Here's a contribution from one of my visitors, Pablot from Sweden.
He generously composed the information on this page.
Here is what he wrote:
There is not much info out there about the RCA protocol so I basically took a remote (an XBOX remote that uses the RCA protocol) and started analyzing the flow. I also had help from looking at the lirc remote archive. I then concluded my best guess (nothing confirmed). It is actually quite similar to the NEC protocol.
The RCA protocol uses pulse distance encoding of the bits. Each pulse is a 500µs long 56kHz carrier burst (28 cycles). A logical "1" takes 2.5ms to transmit, while a logical "0" is only 1.5ms.

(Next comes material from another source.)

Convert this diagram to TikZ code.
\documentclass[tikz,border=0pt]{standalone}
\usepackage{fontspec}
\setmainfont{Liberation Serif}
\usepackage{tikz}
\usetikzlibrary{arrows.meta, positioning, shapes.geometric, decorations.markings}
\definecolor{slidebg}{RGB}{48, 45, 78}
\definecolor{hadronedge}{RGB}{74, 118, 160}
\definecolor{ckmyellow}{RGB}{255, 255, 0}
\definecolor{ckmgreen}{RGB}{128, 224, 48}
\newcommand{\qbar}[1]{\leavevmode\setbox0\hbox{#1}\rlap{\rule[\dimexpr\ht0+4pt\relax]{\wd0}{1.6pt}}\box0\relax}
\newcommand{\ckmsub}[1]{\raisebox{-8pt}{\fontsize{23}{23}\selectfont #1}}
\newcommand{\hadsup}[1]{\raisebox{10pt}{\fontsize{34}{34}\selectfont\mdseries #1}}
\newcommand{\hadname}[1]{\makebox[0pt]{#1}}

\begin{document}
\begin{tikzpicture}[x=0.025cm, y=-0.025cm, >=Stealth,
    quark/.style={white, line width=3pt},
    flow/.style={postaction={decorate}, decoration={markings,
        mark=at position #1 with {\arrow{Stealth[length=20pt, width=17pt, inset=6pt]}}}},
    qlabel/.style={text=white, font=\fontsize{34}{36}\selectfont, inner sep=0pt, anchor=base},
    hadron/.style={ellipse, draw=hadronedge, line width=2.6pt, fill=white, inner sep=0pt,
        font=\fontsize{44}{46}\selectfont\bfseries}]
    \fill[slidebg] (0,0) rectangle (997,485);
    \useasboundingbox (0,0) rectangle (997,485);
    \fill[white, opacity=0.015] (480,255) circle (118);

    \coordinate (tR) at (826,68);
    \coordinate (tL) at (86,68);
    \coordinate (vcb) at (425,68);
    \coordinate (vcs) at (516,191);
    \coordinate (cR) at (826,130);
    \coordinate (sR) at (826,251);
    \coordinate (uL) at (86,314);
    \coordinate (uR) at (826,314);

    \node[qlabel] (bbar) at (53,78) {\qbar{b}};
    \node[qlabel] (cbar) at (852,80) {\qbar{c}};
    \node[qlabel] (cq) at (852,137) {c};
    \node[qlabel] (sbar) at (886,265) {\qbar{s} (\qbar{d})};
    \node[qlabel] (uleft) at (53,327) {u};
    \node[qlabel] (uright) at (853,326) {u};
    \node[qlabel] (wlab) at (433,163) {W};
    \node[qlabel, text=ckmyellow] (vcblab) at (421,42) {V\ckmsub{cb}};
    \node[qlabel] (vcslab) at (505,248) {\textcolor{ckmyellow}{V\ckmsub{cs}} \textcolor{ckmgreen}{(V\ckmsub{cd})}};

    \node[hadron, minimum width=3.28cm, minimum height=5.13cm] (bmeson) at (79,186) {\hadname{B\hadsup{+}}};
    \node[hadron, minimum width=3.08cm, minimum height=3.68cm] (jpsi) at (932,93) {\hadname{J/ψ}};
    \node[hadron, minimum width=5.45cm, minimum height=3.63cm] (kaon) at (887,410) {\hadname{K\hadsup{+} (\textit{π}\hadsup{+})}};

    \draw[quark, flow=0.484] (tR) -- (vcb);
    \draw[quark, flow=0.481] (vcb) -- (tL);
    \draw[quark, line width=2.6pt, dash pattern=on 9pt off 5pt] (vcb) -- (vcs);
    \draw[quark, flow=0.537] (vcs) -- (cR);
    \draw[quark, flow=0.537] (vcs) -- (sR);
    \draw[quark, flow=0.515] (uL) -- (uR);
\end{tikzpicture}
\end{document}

The picture above shows a typical pulse train of the RCA protocol. With this protocol the MSB is transmitted first. In this case Address $A and Command $68 is transmitted. A message is started by a 4ms AGC burst, which was used to set the gain of the earlier IR receivers. This AGC burst is then followed by a 4ms space, which is then followed by the Address and Command. Address and Command are transmitted twice. The second time all bits are inverted and can be used for verification of the received message. The total transmission time is constant because every bit is repeated with its inverted length. If you're not interested in this reliability you can ignore the inverted values.
Commands are repeated every 64ms(measured from start to start) for as long as the key on the remote control is held down.